• **Raw data**:
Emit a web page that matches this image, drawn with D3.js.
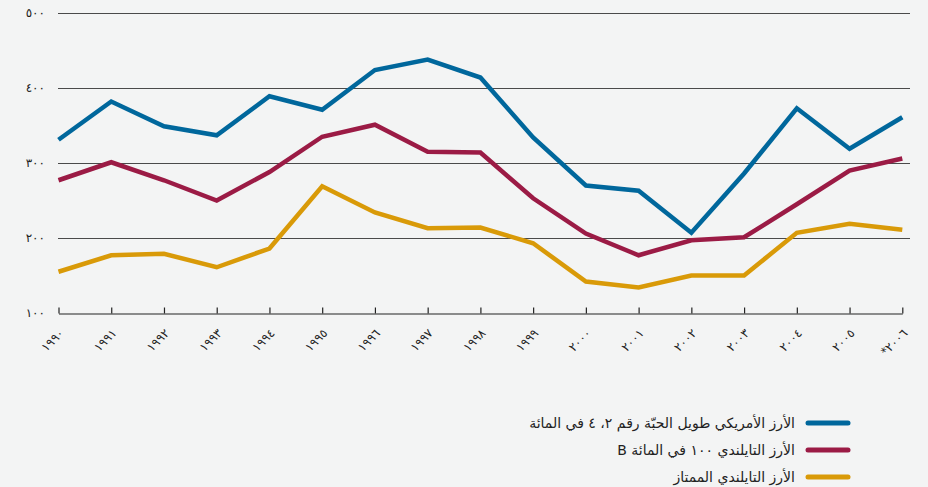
<!DOCTYPE html>
<html>
<head>
<meta charset="utf-8">
<script src="https://cdn.jsdelivr.net/npm/d3@7"></script>
<style>
  body { margin: 0; background: #f3f4f4; }
  svg { display: block; font-family: "DejaVu Sans", "Noto Sans", sans-serif; }
</style>
</head>
<body>
<svg id="chart" width="928" height="487"></svg>
<script>
/** Years on the x axis and their Arabic labels */
var years = [1990, 1991, 1992, 1993, 1994, 1995, 1996, 1997, 1998, 1999, 2000, 2001, 2002, 2003, 2004, 2005, 2006];
var yearLabels = ['١٩٩٠', '١٩٩١', '١٩٩٢', '١٩٩٣', '١٩٩٤', '١٩٩٥', '١٩٩٦', '١٩٩٧', '١٩٩٨', '١٩٩٩',
                  '٢٠٠٠', '٢٠٠١', '٢٠٠٢', '٢٠٠٣', '٢٠٠٤', '٢٠٠٥', '*٢٠٠٦'];

/** y ticks */
var yTicks = [100, 200, 300, 400, 500];
var yTickLabels = ['١٠٠', '٢٠٠', '٣٠٠', '٤٠٠', '٥٠٠'];

/** series values */
var usLongGrain = [331, 382, 349, 337, 389, 371, 424, 438, 414, 334, 270, 263, 207, 286, 373, 319, 361];
var thai100B   = [277, 301, 277, 250, 288, 335, 351, 315, 314, 253, 206, 177, 197, 201, 245, 290, 306];
var thaiFragrant = [155, 177, 179, 161, 186, 269, 234, 213, 214, 193, 142, 134, 150, 150, 207, 219, 211];

var seriesNames = ['الأرز الأمريكي طويل الحبّة رقم ٢، ٤ في المائة',
                   'الأرز التايلندي ١٠٠ في المائة B',
                   'الأرز التايلندي الممتاز'];
var seriesColors = ['#00679c', '#9b1b45', '#d99a08'];

var svg = d3.select('#chart');

var x = d3.scaleLinear()
    .domain([0, years.length - 1])
    .range([58.5, 902.3]);

var y = d3.scaleLinear()
    .domain([100, 500])
    .range([313, 13]);

// gridlines
svg.append('g').selectAll('line')
  .data(yTicks.slice(1))
  .enter().append('line')
  .attr('x1', 58).attr('x2', 910)
  .attr('y1', function(d){ return y(d) + 0.5; })
  .attr('y2', function(d){ return y(d) + 0.5; })
  .attr('stroke', '#4a4a4a')
  .attr('stroke-width', 1);

// y labels
svg.append('g').selectAll('text')
  .data(yTicks)
  .enter().append('text')
  .attr('x', 45)
  .attr('y', function(d){ return y(d) + 4; })
  .attr('text-anchor', 'end')
  .attr('font-size', 12)
  .attr('letter-spacing', 3)
  .attr('fill', '#222')
  .text(function(d, i){ return yTickLabels[i]; });

// x axis
var xAxis = d3.axisTop(x)
    .tickValues(d3.range(years.length))
    .tickSize(6)
    .tickSizeOuter(0)
    .tickFormat('');

var gx = svg.append('g')
  .attr('transform', 'translate(0,' + (y(100) + 0.5) + ')')
  .call(xAxis);
gx.select('.domain').attr('stroke', '#222').attr('stroke-width', 1.2);
gx.selectAll('.tick line').attr('stroke', '#222').attr('stroke-width', 1.2);

svg.append('g').selectAll('text')
  .data(years)
  .enter().append('text')
  .attr('transform', function(d, i){
    return 'translate(' + (x(i) + 6) + ',' + 334 + ') rotate(-45)';
  })
  .attr('text-anchor', 'end')
  .attr('font-size', 12)
  .attr('letter-spacing', 2)
  .attr('fill', '#222')
  .text(function(d, i){ return yearLabels[i]; });

// lines
var line = d3.line()
    .x(function(d, i){ return x(i); })
    .y(function(d){ return y(d); });

var allSeries = [usLongGrain, thai100B, thaiFragrant];

svg.append('g').selectAll('path')
  .data(allSeries)
  .enter().append('path')
  .attr('d', line)
  .attr('fill', 'none')
  .attr('stroke', function(d, i){ return seriesColors[i]; })
  .attr('stroke-width', 4.5)
  .attr('stroke-linejoin', 'miter');

// legend
var legend = svg.append('g').selectAll('g')
  .data(seriesNames)
  .enter().append('g')
  .attr('transform', function(d, i){ return 'translate(0,' + (423 + i * 27) + ')'; });

legend.append('line')
  .attr('x1', 808).attr('x2', 848)
  .attr('y1', 0).attr('y2', 0)
  .attr('stroke', function(d, i){ return seriesColors[i]; })
  .attr('stroke-width', 5)
  .attr('stroke-linecap', 'round');

legend.append('text')
  .attr('x', 795)
  .attr('y', 5)
  .attr('direction', 'rtl')
  .attr('text-anchor', 'start')
  .attr('font-size', 14)
  .attr('fill', '#222')
  .text(function(d){ return d; });
</script>
</body>
</html>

• **Directive**: Strip out the pictures and quote the remaining data word for word.

• **Response to the exercise**:
Emit a web page that matches this image, drawn with D3.js.
<!DOCTYPE html>
<html>
<head>
<meta charset="utf-8">
<script src="https://cdn.jsdelivr.net/npm/d3@7"></script>
<style>
  body { margin: 0; background: #f3f4f4; }
  svg { display: block; font-family: "DejaVu Sans", "Noto Sans", sans-serif; }
</style>
</head>
<body>
<svg id="chart" width="928" height="487"></svg>
<script>
/** Years on the x axis and their Arabic labels */
var years = [1990, 1991, 1992, 1993, 1994, 1995, 1996, 1997, 1998, 1999, 2000, 2001, 2002, 2003, 2004, 2005, 2006];
var yearLabels = ['١٩٩٠', '١٩٩١', '١٩٩٢', '١٩٩٣', '١٩٩٤', '١٩٩٥', '١٩٩٦', '١٩٩٧', '١٩٩٨', '١٩٩٩',
                  '٢٠٠٠', '٢٠٠١', '٢٠٠٢', '٢٠٠٣', '٢٠٠٤', '٢٠٠٥', '*٢٠٠٦'];

/** y ticks */
var yTicks = [100, 200, 300, 400, 500];
var yTickLabels = ['١٠٠', '٢٠٠', '٣٠٠', '٤٠٠', '٥٠٠'];

/** series values */
var usLongGrain = [331, 382, 349, 337, 389, 371, 424, 438, 414, 334, 270, 263, 207, 286, 373, 319, 361];
var thai100B   = [277, 301, 277, 250, 288, 335, 351, 315, 314, 253, 206, 177, 197, 201, 245, 290, 306];
var thaiFragrant = [155, 177, 179, 161, 186, 269, 234, 213, 214, 193, 142, 134, 150, 150, 207, 219, 211];

var seriesNames = ['الأرز الأمريكي طويل الحبّة رقم ٢، ٤ في المائة',
                   'الأرز التايلندي ١٠٠ في المائة B',
                   'الأرز التايلندي الممتاز'];
var seriesColors = ['#00679c', '#9b1b45', '#d99a08'];

var svg = d3.select('#chart');

var x = d3.scaleLinear()
    .domain([0, years.length - 1])
    .range([58.5, 902.3]);

var y = d3.scaleLinear()
    .domain([100, 500])
    .range([313, 13]);

// gridlines
svg.append('g').selectAll('line')
  .data(yTicks.slice(1))
  .enter().append('line')
  .attr('x1', 58).attr('x2', 910)
  .attr('y1', function(d){ return y(d) + 0.5; })
  .attr('y2', function(d){ return y(d) + 0.5; })
  .attr('stroke', '#4a4a4a')
  .attr('stroke-width', 1);

// y labels
svg.append('g').selectAll('text')
  .data(yTicks)
  .enter().append('text')
  .attr('x', 45)
  .attr('y', function(d){ return y(d) + 4; })
  .attr('text-anchor', 'end')
  .attr('font-size', 12)
  .attr('letter-spacing', 3)
  .attr('fill', '#222')
  .text(function(d, i){ return yTickLabels[i]; });

// x axis
var xAxis = d3.axisTop(x)
    .tickValues(d3.range(years.length))
    .tickSize(6)
    .tickSizeOuter(0)
    .tickFormat('');

var gx = svg.append('g')
  .attr('transform', 'translate(0,' + (y(100) + 0.5) + ')')
  .call(xAxis);
gx.select('.domain').attr('stroke', '#222').attr('stroke-width', 1.2);
gx.selectAll('.tick line').attr('stroke', '#222').attr('stroke-width', 1.2);

svg.append('g').selectAll('text')
  .data(years)
  .enter().append('text')
  .attr('transform', function(d, i){
    return 'translate(' + (x(i) + 6) + ',' + 334 + ') rotate(-45)';
  })
  .attr('text-anchor', 'end')
  .attr('font-size', 12)
  .attr('letter-spacing', 2)
  .attr('fill', '#222')
  .text(function(d, i){ return yearLabels[i]; });

// lines
var line = d3.line()
    .x(function(d, i){ return x(i); })
    .y(function(d){ return y(d); });

var allSeries = [usLongGrain, thai100B, thaiFragrant];

svg.append('g').selectAll('path')
  .data(allSeries)
  .enter().append('path')
  .attr('d', line)
  .attr('fill', 'none')
  .attr('stroke', function(d, i){ return seriesColors[i]; })
  .attr('stroke-width', 4.5)
  .attr('stroke-linejoin', 'miter');

// legend
var legend = svg.append('g').selectAll('g')
  .data(seriesNames)
  .enter().append('g')
  .attr('transform', function(d, i){ return 'translate(0,' + (423 + i * 27) + ')'; });

legend.append('line')
  .attr('x1', 808).attr('x2', 848)
  .attr('y1', 0).attr('y2', 0)
  .attr('stroke', function(d, i){ return seriesColors[i]; })
  .attr('stroke-width', 5)
  .attr('stroke-linecap', 'round');

legend.append('text')
  .attr('x', 795)
  .attr('y', 5)
  .attr('direction', 'rtl')
  .attr('text-anchor', 'start')
  .attr('font-size', 14)
  .attr('fill', '#222')
  .text(function(d){ return d; });
</script>
</body>
</html>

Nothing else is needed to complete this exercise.